start LISTED RECORDS
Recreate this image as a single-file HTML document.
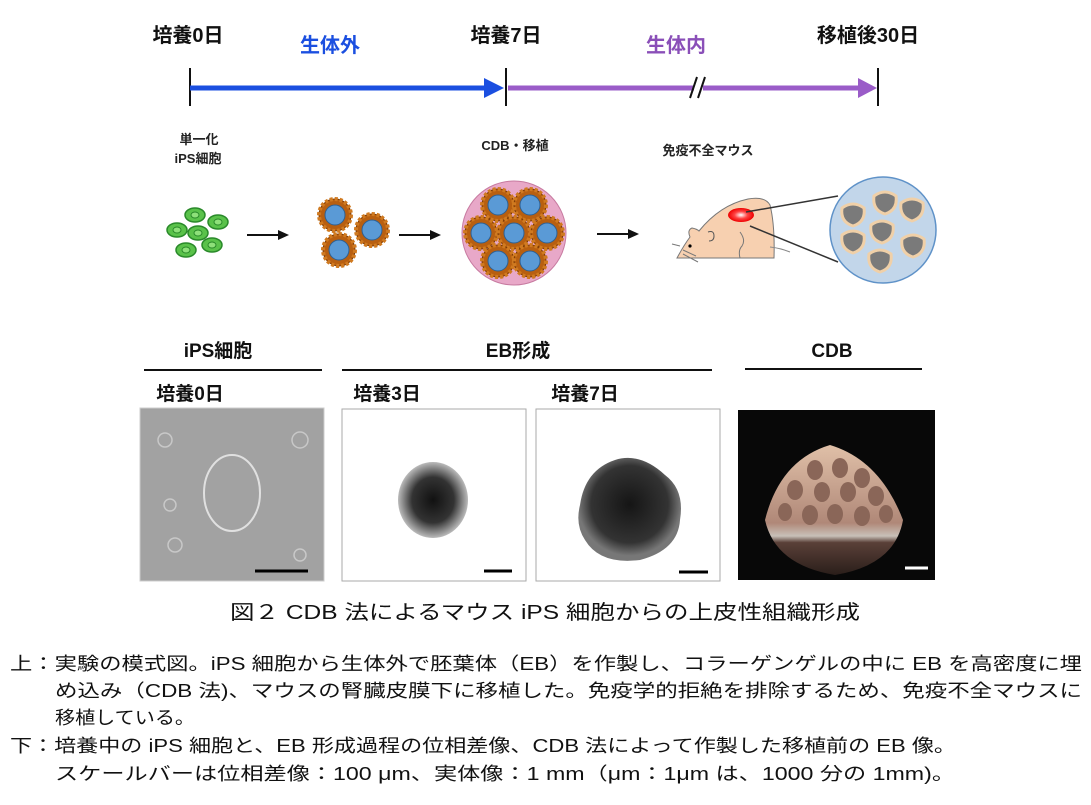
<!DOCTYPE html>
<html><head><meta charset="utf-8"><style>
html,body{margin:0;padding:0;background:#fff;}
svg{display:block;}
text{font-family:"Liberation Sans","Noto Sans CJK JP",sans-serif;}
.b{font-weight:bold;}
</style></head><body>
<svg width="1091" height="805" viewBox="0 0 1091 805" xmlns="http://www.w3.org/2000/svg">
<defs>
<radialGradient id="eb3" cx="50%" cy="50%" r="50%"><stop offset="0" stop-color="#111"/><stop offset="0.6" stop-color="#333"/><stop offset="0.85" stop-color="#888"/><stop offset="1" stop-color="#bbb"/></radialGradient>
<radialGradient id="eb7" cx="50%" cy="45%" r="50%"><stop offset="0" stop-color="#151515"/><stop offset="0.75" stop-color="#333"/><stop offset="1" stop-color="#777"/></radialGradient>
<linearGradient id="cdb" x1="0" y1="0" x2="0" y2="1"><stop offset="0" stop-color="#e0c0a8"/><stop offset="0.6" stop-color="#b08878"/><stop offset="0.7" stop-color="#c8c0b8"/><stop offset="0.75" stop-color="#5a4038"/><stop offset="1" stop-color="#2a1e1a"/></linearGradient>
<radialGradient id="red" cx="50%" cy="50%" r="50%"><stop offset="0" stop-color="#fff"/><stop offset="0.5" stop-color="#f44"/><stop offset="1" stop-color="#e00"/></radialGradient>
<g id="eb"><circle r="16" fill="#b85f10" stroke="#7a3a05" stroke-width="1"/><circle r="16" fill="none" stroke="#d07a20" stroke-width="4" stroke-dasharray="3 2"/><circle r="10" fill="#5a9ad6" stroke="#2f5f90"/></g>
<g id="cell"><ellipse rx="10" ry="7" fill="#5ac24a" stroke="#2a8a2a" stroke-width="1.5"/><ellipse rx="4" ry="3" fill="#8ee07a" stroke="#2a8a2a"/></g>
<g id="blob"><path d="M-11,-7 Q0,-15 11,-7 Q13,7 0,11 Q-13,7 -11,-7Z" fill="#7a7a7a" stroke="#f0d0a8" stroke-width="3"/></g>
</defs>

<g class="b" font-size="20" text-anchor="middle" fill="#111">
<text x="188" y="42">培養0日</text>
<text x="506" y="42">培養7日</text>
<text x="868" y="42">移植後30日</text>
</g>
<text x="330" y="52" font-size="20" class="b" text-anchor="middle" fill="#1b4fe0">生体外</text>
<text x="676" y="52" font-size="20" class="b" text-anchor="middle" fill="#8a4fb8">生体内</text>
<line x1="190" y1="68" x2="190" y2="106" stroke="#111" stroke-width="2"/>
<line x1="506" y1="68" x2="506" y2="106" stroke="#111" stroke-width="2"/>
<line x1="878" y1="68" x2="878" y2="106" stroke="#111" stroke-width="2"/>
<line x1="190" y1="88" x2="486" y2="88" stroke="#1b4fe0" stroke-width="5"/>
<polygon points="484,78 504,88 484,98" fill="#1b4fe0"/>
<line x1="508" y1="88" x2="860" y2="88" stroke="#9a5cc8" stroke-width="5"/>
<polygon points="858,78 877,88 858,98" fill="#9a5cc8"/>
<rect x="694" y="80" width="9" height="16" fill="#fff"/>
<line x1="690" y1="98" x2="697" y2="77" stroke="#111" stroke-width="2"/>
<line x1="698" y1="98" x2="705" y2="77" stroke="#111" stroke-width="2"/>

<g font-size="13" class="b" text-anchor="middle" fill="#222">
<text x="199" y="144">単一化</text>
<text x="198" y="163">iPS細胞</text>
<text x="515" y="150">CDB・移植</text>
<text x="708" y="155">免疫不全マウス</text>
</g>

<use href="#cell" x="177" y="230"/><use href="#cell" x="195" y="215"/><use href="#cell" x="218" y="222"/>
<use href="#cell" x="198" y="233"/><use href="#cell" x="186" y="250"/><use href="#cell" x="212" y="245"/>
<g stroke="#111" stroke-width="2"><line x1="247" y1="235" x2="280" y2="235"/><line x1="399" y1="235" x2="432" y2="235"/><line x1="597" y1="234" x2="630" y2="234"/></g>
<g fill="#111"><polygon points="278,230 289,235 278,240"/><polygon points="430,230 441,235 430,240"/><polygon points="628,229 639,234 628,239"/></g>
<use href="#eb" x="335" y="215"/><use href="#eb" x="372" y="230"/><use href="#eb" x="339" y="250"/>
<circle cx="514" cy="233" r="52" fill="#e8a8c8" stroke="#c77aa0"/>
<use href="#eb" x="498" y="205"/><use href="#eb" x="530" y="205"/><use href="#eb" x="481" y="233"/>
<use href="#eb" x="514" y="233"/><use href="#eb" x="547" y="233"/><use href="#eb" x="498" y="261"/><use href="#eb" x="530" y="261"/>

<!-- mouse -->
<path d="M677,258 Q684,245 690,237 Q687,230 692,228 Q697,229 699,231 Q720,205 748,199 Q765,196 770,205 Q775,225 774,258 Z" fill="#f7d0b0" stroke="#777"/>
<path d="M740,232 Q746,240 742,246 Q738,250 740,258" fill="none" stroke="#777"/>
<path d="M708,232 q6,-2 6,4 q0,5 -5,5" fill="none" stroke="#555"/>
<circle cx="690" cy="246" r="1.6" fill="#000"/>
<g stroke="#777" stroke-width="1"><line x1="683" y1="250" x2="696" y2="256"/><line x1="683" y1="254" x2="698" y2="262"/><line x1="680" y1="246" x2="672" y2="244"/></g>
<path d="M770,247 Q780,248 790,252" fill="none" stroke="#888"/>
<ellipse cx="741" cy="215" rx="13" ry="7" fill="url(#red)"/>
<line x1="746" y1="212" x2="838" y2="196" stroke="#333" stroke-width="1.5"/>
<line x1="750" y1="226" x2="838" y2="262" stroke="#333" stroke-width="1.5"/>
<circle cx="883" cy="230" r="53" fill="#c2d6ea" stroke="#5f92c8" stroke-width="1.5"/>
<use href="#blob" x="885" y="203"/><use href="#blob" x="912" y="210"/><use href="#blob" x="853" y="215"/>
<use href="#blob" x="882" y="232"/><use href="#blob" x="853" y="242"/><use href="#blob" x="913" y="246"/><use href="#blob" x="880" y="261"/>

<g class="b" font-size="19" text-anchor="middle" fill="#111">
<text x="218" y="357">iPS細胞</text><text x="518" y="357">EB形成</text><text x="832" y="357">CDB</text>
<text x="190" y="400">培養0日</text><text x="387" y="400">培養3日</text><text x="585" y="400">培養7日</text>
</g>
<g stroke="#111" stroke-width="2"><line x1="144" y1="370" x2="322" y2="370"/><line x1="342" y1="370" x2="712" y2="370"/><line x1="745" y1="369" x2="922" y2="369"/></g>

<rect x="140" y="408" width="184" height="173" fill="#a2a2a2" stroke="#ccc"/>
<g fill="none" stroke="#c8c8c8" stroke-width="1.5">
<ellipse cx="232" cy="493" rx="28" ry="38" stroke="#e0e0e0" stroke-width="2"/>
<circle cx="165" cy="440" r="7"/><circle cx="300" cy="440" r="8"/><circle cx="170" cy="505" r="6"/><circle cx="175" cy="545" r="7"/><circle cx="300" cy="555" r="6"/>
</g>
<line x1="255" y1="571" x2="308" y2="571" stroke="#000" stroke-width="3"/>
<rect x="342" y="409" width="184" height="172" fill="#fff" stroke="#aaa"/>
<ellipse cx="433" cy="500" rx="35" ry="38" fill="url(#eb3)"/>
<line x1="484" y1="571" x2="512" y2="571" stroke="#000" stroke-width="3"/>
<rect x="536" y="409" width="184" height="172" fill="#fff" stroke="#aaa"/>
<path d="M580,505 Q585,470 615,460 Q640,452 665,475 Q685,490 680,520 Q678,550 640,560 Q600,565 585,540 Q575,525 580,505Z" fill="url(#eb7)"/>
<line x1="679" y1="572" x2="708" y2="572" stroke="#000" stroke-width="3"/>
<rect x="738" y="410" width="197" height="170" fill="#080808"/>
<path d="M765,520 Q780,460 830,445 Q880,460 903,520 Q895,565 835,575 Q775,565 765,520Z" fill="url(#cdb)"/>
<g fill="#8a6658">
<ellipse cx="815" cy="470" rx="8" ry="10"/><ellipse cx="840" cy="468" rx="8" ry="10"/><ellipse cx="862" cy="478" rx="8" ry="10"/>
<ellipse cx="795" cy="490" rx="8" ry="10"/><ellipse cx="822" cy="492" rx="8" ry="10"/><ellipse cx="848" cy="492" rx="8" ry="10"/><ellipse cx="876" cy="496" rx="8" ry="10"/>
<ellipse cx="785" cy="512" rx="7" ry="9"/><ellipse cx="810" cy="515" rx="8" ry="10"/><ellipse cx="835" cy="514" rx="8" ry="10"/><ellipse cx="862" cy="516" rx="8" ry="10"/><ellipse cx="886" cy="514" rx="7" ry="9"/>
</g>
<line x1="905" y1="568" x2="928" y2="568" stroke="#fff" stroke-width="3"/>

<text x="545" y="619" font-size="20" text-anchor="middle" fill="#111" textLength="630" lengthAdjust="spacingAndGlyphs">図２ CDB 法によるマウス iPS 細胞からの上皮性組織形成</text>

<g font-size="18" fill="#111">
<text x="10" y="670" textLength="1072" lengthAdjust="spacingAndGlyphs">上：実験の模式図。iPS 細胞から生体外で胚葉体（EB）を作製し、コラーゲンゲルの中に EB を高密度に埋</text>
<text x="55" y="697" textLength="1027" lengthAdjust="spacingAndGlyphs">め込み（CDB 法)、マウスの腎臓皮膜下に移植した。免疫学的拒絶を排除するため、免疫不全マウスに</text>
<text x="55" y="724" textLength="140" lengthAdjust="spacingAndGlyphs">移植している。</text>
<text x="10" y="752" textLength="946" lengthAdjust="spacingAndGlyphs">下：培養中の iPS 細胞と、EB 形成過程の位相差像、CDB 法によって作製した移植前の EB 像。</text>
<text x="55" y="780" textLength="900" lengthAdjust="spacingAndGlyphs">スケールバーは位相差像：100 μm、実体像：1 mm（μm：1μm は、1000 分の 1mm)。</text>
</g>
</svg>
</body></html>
end LISTED RECORDS
start LISTED RECORDS
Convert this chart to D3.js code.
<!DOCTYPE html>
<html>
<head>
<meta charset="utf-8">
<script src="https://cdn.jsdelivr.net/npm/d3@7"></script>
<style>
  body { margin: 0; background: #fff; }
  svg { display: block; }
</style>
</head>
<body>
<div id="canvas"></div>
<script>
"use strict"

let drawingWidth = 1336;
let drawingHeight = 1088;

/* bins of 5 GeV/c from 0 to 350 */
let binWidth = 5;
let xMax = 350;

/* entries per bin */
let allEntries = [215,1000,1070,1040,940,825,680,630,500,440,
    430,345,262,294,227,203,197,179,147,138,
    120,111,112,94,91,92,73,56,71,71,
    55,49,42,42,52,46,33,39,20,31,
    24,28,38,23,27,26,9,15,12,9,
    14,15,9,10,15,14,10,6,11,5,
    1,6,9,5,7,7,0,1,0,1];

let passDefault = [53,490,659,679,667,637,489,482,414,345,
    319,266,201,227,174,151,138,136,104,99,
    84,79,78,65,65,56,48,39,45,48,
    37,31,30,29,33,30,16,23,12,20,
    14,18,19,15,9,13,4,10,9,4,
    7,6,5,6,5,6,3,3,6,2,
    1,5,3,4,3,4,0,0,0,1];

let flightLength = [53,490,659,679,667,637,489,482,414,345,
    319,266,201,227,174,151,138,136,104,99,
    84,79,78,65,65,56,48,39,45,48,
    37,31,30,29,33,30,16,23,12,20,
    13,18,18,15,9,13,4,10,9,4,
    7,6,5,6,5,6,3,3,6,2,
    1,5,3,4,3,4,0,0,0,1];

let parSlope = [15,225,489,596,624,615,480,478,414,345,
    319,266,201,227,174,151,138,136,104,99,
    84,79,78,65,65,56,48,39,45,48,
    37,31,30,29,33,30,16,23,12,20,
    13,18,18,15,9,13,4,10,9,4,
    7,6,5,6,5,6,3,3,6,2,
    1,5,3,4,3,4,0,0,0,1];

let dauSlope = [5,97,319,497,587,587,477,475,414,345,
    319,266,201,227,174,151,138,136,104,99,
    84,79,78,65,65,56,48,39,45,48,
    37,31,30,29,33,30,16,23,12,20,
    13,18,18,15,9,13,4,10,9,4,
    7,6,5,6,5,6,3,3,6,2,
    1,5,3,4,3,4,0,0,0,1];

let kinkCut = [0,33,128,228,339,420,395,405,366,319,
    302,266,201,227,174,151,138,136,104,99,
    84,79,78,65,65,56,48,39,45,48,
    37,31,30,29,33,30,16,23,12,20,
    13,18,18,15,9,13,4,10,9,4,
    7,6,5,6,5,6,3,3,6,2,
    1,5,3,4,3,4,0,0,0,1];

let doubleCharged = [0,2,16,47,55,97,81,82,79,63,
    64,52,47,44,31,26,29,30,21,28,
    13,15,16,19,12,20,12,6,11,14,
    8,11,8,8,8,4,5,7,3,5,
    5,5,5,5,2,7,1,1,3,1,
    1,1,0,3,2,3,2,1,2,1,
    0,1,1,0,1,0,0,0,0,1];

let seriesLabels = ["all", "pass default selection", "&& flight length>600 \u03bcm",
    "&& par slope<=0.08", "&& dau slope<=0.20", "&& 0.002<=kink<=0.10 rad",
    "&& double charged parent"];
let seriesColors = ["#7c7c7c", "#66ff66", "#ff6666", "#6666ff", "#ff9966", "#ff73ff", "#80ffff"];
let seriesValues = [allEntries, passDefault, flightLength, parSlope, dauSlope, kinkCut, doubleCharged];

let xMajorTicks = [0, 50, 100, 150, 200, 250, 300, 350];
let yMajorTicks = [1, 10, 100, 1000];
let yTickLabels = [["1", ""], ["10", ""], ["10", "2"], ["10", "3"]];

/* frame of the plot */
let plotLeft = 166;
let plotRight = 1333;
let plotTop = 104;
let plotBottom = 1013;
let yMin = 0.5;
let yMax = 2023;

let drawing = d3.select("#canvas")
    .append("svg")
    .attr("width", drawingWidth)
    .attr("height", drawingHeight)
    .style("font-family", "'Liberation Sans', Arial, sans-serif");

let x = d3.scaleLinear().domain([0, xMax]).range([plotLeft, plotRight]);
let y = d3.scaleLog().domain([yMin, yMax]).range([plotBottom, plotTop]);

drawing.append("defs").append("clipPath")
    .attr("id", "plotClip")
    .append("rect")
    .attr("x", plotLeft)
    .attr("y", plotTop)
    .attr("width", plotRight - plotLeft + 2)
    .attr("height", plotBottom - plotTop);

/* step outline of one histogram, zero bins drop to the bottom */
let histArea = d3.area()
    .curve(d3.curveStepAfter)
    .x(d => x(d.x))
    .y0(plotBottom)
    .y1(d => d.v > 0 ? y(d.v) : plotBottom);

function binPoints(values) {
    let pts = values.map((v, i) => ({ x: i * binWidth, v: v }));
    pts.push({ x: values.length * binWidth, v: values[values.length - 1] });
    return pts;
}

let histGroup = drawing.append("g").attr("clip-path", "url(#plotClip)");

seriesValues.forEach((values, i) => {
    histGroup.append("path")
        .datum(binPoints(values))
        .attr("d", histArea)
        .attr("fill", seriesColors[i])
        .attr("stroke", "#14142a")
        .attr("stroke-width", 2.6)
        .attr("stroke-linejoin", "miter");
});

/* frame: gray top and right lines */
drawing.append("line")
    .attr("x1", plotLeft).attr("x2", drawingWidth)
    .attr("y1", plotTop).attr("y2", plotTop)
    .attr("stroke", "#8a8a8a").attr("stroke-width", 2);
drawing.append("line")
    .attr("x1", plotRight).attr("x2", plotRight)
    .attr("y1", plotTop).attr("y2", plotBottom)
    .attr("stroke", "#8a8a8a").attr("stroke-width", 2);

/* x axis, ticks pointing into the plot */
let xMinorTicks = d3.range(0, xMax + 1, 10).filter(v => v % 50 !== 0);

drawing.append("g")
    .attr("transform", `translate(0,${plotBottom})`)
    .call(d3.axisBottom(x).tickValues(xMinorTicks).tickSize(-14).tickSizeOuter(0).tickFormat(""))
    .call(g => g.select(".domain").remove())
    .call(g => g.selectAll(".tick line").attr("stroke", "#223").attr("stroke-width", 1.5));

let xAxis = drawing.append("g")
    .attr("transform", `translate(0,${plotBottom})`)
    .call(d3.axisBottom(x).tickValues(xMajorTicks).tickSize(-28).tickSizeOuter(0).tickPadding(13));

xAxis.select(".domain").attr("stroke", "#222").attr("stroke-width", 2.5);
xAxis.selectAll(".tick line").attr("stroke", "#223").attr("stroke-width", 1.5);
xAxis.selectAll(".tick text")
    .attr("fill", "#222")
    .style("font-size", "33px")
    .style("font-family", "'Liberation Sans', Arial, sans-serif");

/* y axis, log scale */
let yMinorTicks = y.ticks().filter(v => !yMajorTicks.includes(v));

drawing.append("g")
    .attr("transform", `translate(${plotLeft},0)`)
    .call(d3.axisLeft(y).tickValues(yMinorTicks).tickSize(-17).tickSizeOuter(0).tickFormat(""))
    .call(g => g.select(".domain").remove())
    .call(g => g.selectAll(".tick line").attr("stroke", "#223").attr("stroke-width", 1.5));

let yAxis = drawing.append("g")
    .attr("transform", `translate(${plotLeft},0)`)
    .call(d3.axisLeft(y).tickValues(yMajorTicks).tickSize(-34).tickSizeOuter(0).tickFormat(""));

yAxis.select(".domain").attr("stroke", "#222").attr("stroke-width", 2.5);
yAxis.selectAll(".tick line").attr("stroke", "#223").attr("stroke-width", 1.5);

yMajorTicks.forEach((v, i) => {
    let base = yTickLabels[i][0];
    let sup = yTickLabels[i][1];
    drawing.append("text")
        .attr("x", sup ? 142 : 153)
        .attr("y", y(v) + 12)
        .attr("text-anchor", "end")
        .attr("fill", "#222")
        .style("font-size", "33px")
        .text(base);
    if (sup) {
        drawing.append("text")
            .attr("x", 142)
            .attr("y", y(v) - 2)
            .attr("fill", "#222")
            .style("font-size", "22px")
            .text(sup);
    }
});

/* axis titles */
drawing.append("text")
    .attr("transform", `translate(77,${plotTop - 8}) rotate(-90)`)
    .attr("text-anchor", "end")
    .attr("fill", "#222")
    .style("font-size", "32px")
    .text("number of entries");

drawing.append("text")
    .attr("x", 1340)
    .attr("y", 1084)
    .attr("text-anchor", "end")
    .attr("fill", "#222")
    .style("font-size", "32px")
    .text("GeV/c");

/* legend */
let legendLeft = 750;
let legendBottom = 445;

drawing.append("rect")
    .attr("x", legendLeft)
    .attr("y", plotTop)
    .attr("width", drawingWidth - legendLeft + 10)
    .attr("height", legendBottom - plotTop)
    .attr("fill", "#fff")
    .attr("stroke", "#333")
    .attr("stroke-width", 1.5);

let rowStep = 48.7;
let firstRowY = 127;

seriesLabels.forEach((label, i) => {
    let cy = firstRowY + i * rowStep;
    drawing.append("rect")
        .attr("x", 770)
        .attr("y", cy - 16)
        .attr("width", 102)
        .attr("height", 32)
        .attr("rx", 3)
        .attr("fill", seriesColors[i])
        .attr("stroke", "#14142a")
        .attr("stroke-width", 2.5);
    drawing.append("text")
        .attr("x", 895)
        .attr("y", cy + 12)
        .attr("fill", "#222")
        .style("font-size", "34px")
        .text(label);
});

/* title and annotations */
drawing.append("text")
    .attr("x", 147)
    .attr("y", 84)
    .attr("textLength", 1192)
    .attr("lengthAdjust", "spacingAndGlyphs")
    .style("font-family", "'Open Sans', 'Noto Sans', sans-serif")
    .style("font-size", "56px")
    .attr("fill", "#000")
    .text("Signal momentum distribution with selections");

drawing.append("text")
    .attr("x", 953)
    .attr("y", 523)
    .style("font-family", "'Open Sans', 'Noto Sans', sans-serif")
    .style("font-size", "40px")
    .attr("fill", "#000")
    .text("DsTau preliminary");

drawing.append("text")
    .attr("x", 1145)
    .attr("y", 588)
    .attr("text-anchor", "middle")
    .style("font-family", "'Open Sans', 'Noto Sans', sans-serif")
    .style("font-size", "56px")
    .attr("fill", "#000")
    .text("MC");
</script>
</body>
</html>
end LISTED RECORDS
- _THE REQUEST_
Reproduce the lines exactly, from the line that contains "Convert this chart to D3.js code." through the line that contains "let xMax = 350;", and nothing more.

- _THE REPLY_
Convert this chart to D3.js code.
<!DOCTYPE html>
<html>
<head>
<meta charset="utf-8">
<script src="https://cdn.jsdelivr.net/npm/d3@7"></script>
<style>
  body { margin: 0; background: #fff; }
  svg { display: block; }
</style>
</head>
<body>
<div id="canvas"></div>
<script>
"use strict"

let drawingWidth = 1336;
let drawingHeight = 1088;

/* bins of 5 GeV/c from 0 to 350 */
let binWidth = 5;
let xMax = 350;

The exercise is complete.